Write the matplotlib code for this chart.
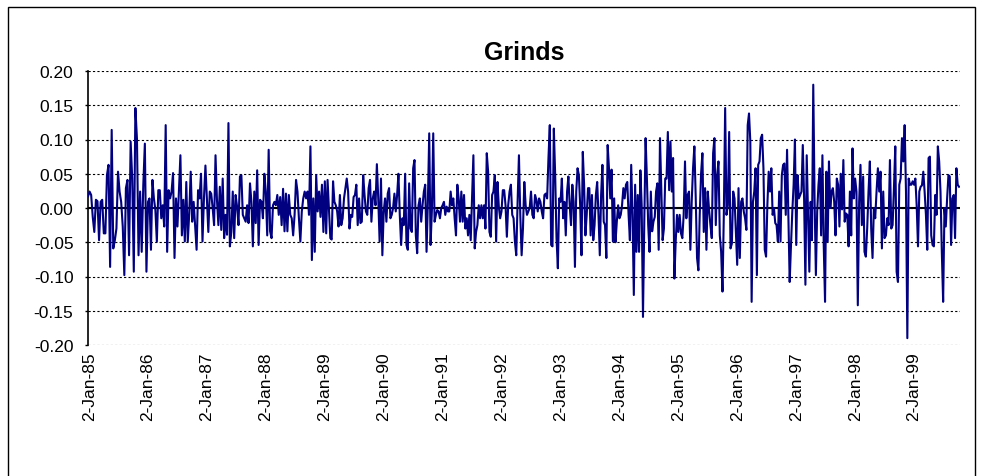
import matplotlib
matplotlib.use("Agg")
import matplotlib.pyplot as plt
import matplotlib.dates as mdates
import pandas as pd

# weekly returns, one list per calendar year
r1985 = [0.017, 0.024, 0.019, -0.013, -0.035, 0.012, 0.010, -0.047, 0.009, 0.012, -0.037, -0.037, 0.048,
         0.063, -0.086, 0.114, -0.059, -0.047, -0.030, 0.053, 0.024, 0.009, -0.027, -0.098, 0.029, 0.041,
         -0.069, 0.097, 0.043, -0.093, 0.146, 0.101, -0.069, 0.024, -0.064, 0.033, 0.094, -0.093]
r1986 = [0.009, 0.014, -0.061, 0.041, 0.014, -0.003, -0.049, 0.026, 0.026, -0.015, 0.004, -0.027,
         0.121, -0.064, 0.026, 0.014, 0.024, 0.051, -0.073, 0.014, -0.027, 0.024, 0.077, -0.040, 0.012,
         -0.049, 0.038, -0.049, -0.008, 0.053, -0.020, 0.009, -0.025, -0.061, 0.026, 0.014, 0.050, -0.049,
         0.014, 0.062]
r1987 = [0.014, -0.035, 0.024, 0.021, 0.000, -0.025, 0.077, 0.012, -0.025, 0.031, -0.032, 0.043, -0.044,
         -0.010, -0.039, 0.124, -0.056, -0.035, 0.024, -0.044, 0.019, 0.002, -0.025, 0.046, 0.048, -0.010,
         -0.015, -0.020, 0.004, -0.022, 0.036, 0.009, -0.056, 0.024, -0.022, 0.055, -0.054, 0.012, 0.009,
         -0.015, 0.050]
r1988 = [0.024, -0.040, 0.085, -0.034, -0.044, 0.004, 0.009, 0.004, 0.019, -0.010, 0.016, -0.025, 0.028,
         -0.034, 0.021, -0.034, 0.019, -0.010, -0.015, -0.040, -0.010, 0.041, 0.024, -0.015, -0.049, -0.005,
         0.014, 0.024, 0.014, 0.024, -0.010, 0.090, -0.076, 0.014, -0.064, 0.048, -0.005, 0.024, -0.013,
         0.034, -0.035]
r1989 = [0.039, -0.037, 0.041, 0.000, -0.044, -0.046, 0.039, 0.009, 0.004, -0.005, -0.027, 0.019, -0.025,
         -0.015, 0.014, 0.029, 0.043, 0.024, -0.030, -0.010, -0.013, 0.016, 0.019, 0.034, -0.025, 0.014,
         -0.022, -0.020, 0.048, 0.019, -0.005, -0.010, 0.029, 0.041, -0.020, 0.014, 0.024, 0.004, 0.064,
         0.014, -0.049, 0.043, -0.069]
r1990 = [-0.005, 0.014, -0.020, 0.021, 0.029, -0.015, -0.010, 0.000, 0.021, -0.005, 0.019, 0.050, -0.010,
         -0.054, -0.015, -0.025, 0.050, -0.054, -0.061, 0.036, -0.030, -0.035, 0.058, 0.070, -0.040, -0.066,
         0.004, 0.014, -0.020, 0.004, 0.024, 0.034, -0.064, 0.009, 0.109, -0.054, -0.003, 0.109, -0.020,
         -0.010, -0.003, -0.005, -0.015, 0.000]
r1991 = [0.004, 0.009, -0.010, 0.002, -0.005, -0.005, 0.024, 0.004, 0.014, -0.015, -0.040, 0.034, 0.014,
         -0.020, 0.024, -0.020, 0.019, -0.030, -0.015, -0.040, -0.010, -0.047, 0.014, 0.077, -0.059, -0.035,
         -0.025, 0.004, -0.015, 0.004, -0.015, 0.004, -0.030, 0.080, 0.053, -0.035, -0.042, 0.019, 0.024,
         0.048, -0.049, 0.038, 0.002, -0.015]
r1992 = [-0.005, 0.026, 0.026, 0.004, -0.042, 0.004, 0.024, 0.034, -0.010, -0.015, -0.049, -0.069, 0.009,
         0.077, -0.010, -0.069, -0.030, 0.038, 0.004, -0.010, -0.005, 0.000, 0.024, -0.010, -0.015, 0.019,
         0.012, -0.005, 0.014, 0.009, -0.005, -0.015, 0.019, 0.021, 0.014, 0.073, 0.121, -0.054, -0.056,
         0.116, 0.048, -0.044, -0.088, 0.014]
r1993 = [0.009, 0.043, -0.015, 0.009, -0.040, 0.024, 0.046, 0.004, -0.025, 0.034, 0.009, -0.086, 0.024,
         0.058, 0.048, 0.004, -0.069, 0.082, 0.034, -0.040, -0.010, 0.029, 0.029, -0.040, 0.019, -0.047,
         -0.025, 0.019, 0.038, -0.010, -0.069, 0.019, 0.063, -0.020, -0.025, -0.073, 0.092, 0.058, 0.014,
         0.056, -0.049, 0.014, -0.050, -0.020, 0.004]
r1994 = [-0.015, -0.010, 0.004, 0.029, 0.014, 0.034, 0.038, -0.010, -0.047, 0.063, -0.010, -0.127, 0.034,
         -0.064, 0.019, -0.064, 0.055, 0.004, -0.159, -0.020, 0.102, 0.043, -0.025, -0.064, 0.024, -0.034,
         -0.020, -0.013, 0.024, 0.036, -0.061, 0.102, 0.029, -0.047, -0.030, 0.043, 0.043, 0.111, 0.026,
         0.097, 0.024, 0.073, -0.103, -0.049, -0.010]
r1995 = [-0.035, -0.010, -0.037, -0.044, -0.010, 0.068, -0.015, 0.019, 0.024, -0.061, 0.009, 0.058, 0.090,
         0.016, -0.073, -0.091, -0.010, 0.050, 0.080, -0.035, 0.029, -0.061, 0.024, -0.003, -0.025, -0.044,
         0.080, 0.102, -0.025, 0.048, 0.068, -0.040, -0.064, -0.122, -0.010, 0.146, -0.010, 0.004, 0.111,
         -0.059, -0.052, 0.024, 0.014, -0.035]
r1996 = [-0.083, 0.029, -0.073, 0.009, 0.014, -0.005, -0.015, -0.032, 0.121, 0.138, 0.097, -0.137, 0.009,
         0.024, 0.058, -0.098, 0.063, 0.068, 0.102, 0.107, 0.058, -0.061, -0.071, 0.005, 0.053, 0.024, 0.058,
         -0.010, 0.000, -0.022, -0.025, -0.049, 0.024, -0.049, 0.048, 0.063, 0.065, -0.010, 0.085, -0.010,
         -0.108, -0.054, -0.005, 0.034, 0.100]
r1997 = [-0.054, 0.048, 0.014, 0.019, 0.024, 0.092, 0.014, -0.112, 0.077, -0.005, -0.093, 0.009, -0.047,
         0.180, 0.014, -0.098, -0.005, 0.034, 0.058, -0.040, 0.077, -0.054, -0.137, 0.053, -0.049, 0.068,
         0.000, 0.024, 0.029, 0.009, -0.040, 0.043, 0.034, -0.027, 0.050, -0.002, 0.070, -0.020, -0.008,
         -0.010, -0.056, 0.024, -0.040, 0.087, 0.014]
r1998 = [0.043, 0.024, -0.142, 0.009, 0.063, -0.025, 0.046, -0.064, -0.071, -0.030, 0.024, 0.068, -0.030,
         -0.073, 0.000, -0.015, 0.024, 0.058, 0.024, 0.053, -0.059, 0.024, -0.044, -0.040, -0.015, -0.025,
         0.070, -0.030, -0.025, 0.029, 0.090, -0.093, -0.108, 0.034, 0.043, 0.102, 0.068, 0.121, 0.024,
         -0.190, 0.043, 0.034, 0.034, 0.039]
r1999 = [0.034, 0.043, 0.004, -0.056, 0.024, 0.031, 0.033, 0.053, 0.024, -0.010, -0.061, 0.073, 0.075,
         -0.040, -0.054, -0.056, 0.019, -0.010, 0.090, 0.068, 0.024, -0.064, -0.137, 0.000, -0.027, 0.014,
         0.048, 0.046, -0.054, 0.014, 0.019, -0.044, 0.058, 0.034, 0.031]

years = list(range(1985, 2000))
yearly = [r1985, r1986, r1987, r1988, r1989, r1990, r1991, r1992,
          r1993, r1994, r1995, r1996, r1997, r1998, r1999]
first_date = pd.Timestamp("1984-12-26")
last_date = pd.Timestamp("1999-10-08")

dates = []
values = []
for yr, vals in zip(years, yearly):
    start = pd.Timestamp(yr, 1, 2) if yr > years[0] else first_date
    if yr == years[-1]:
        d = pd.date_range(start, last_date, periods=len(vals))
    else:
        d = pd.date_range(start, pd.Timestamp(yr + 1, 1, 2), periods=len(vals) + 1)[:-1]
    dates.extend(d)
    values.extend(vals)

plt.rcParams['font.family'] = ['Liberation Sans', 'DejaVu Sans']
fig = plt.figure(figsize=(9.82, 4.77), dpi=100)

ax = fig.add_axes([88 / 982, 1 - 346 / 477, (960 - 88) / 982, (346 - 72) / 477])
ax.plot(dates, values, color='#000080', lw=1.5, zorder=3)

ax.set_ylim(-0.2, 0.2)
ax.set_yticks([i * 0.05 for i in range(-4, 5)])
ax.yaxis.set_major_formatter(plt.FuncFormatter(lambda v, p: f"{v:.2f}"))
ax.set_xlim(first_date, pd.Timestamp("1999-10-14"))

ticks = [pd.Timestamp(y, 1, 2) for y in years]
ax.set_xticks(ticks)
ax.xaxis.set_major_formatter(mdates.DateFormatter("%-d-%b-%y"))
ax.tick_params(axis='x', rotation=90, length=0, labelsize=12.5, pad=4.5)
ax.tick_params(axis='y', length=2.5, labelsize=12.5, direction='out', width=1, pad=8)

ax.grid(axis='y', color='black', linestyle=(0, (2, 2)), lw=0.8)
ax.axhline(0, color='black', lw=1.5, zorder=2)
for s in ['top', 'right', 'bottom']:
    ax.spines[s].set_visible(False)
ax.spines['left'].set_linewidth(1.2)

ax.set_title("Grinds", fontsize=18, fontweight='bold', pad=9)

# chart-area frame; its bottom edge sits below the visible canvas
fig.patches.append(plt.Rectangle((8 / 982, -10 / 477), 967 / 982, 479 / 477, transform=fig.transFigure,
                                 fill=False, edgecolor='black', lw=1))

fig.savefig("out.png", dpi=100)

______

### Problem to work on:
Every line from the start of the listing above through the line with "import pandas as pd" should be repeated exactly; skip the pictures and add nothing else.

### The solution:
Write the matplotlib code for this chart.
import matplotlib
matplotlib.use("Agg")
import matplotlib.pyplot as plt
import matplotlib.dates as mdates
import pandas as pd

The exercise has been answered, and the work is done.